• _PROVIDED ENTRIES_:
##############################
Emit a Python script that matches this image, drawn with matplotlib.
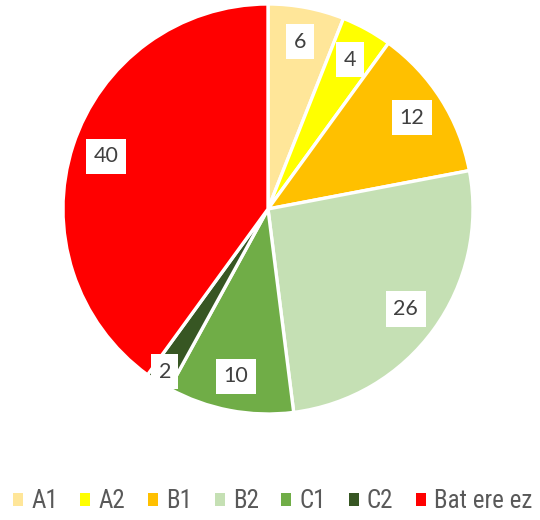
import matplotlib.pyplot as plt
import numpy as np
from matplotlib.patches import Patch

plt.rcParams['font.family'] = ['Roboto Condensed', 'DejaVu Sans']

labels = ['A1', 'A2', 'B1', 'B2', 'C1', 'C2', 'Bat ere ez']
values = [6, 4, 12, 26, 10, 2, 40]
colors = ['#FFE699', '#FFFF00', '#FFC000', '#C5E0B4', '#70AD47', '#375623', '#FF0000']

fig = plt.figure(figsize=(5.4, 5.2), dpi=100)
ax = fig.add_axes([0, 0, 1, 1])

cx, cy, r = 268, 311, 205
wedges, _ = ax.pie(values, colors=colors, startangle=90, counterclock=False,
                   center=(cx, cy), radius=r,
                   wedgeprops=dict(edgecolor='white', linewidth=2.4))

#value labels in white boxes, the small slice gets pushed outward
for w, v in zip(wedges, values):
    ang = np.deg2rad((w.theta1 + w.theta2) / 2)
    d = 0.94 if v < 3 else 0.83
    ax.text(cx + d * r * np.cos(ang), cy + d * r * np.sin(ang), str(v),
            ha='center', va='center', fontsize=15.5, color='#404040',
            family=['Lato', 'DejaVu Sans'],
            bbox=dict(facecolor='white', edgecolor='none', pad=5.5))

ax.set_xlim(0, 540)
ax.set_ylim(0, 520)
ax.set_aspect('equal')
ax.axis('off')

handles = [Patch(facecolor=c, edgecolor='none') for c in colors]
fig.legend(handles, labels, loc='center', bbox_to_anchor=(0.505, 0.036), ncol=7,
           frameon=False, fontsize=18, labelcolor='#595959',
           handlelength=0.4, handleheight=0.4, handletextpad=0.33,
           columnspacing=0.9, borderpad=0, borderaxespad=0)

fig.savefig('out.png', dpi=100)
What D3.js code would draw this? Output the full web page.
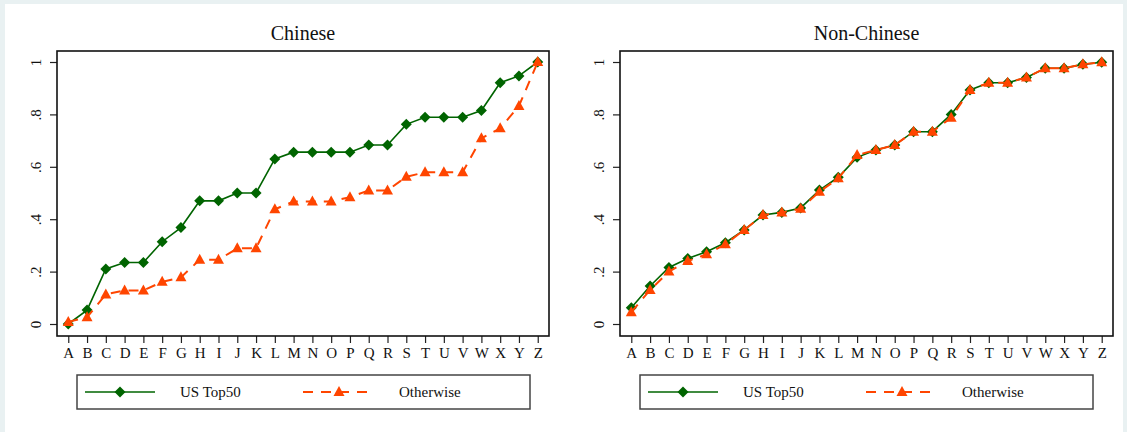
##############################
• _PROBLEM TO SOLVE_: Every line from the start of the listing above through the line with "plt.rcParams['font.family'] = ['Roboto" should be repeated exactly; skip the pictures and add nothing else.

• _RESPONSE BELOW_:
Emit a Python script that matches this image, drawn with matplotlib.
import matplotlib.pyplot as plt
import numpy as np
from matplotlib.patches import Patch

plt.rcParams['font.family'] = ['Roboto Condensed', 'DejaVu Sans']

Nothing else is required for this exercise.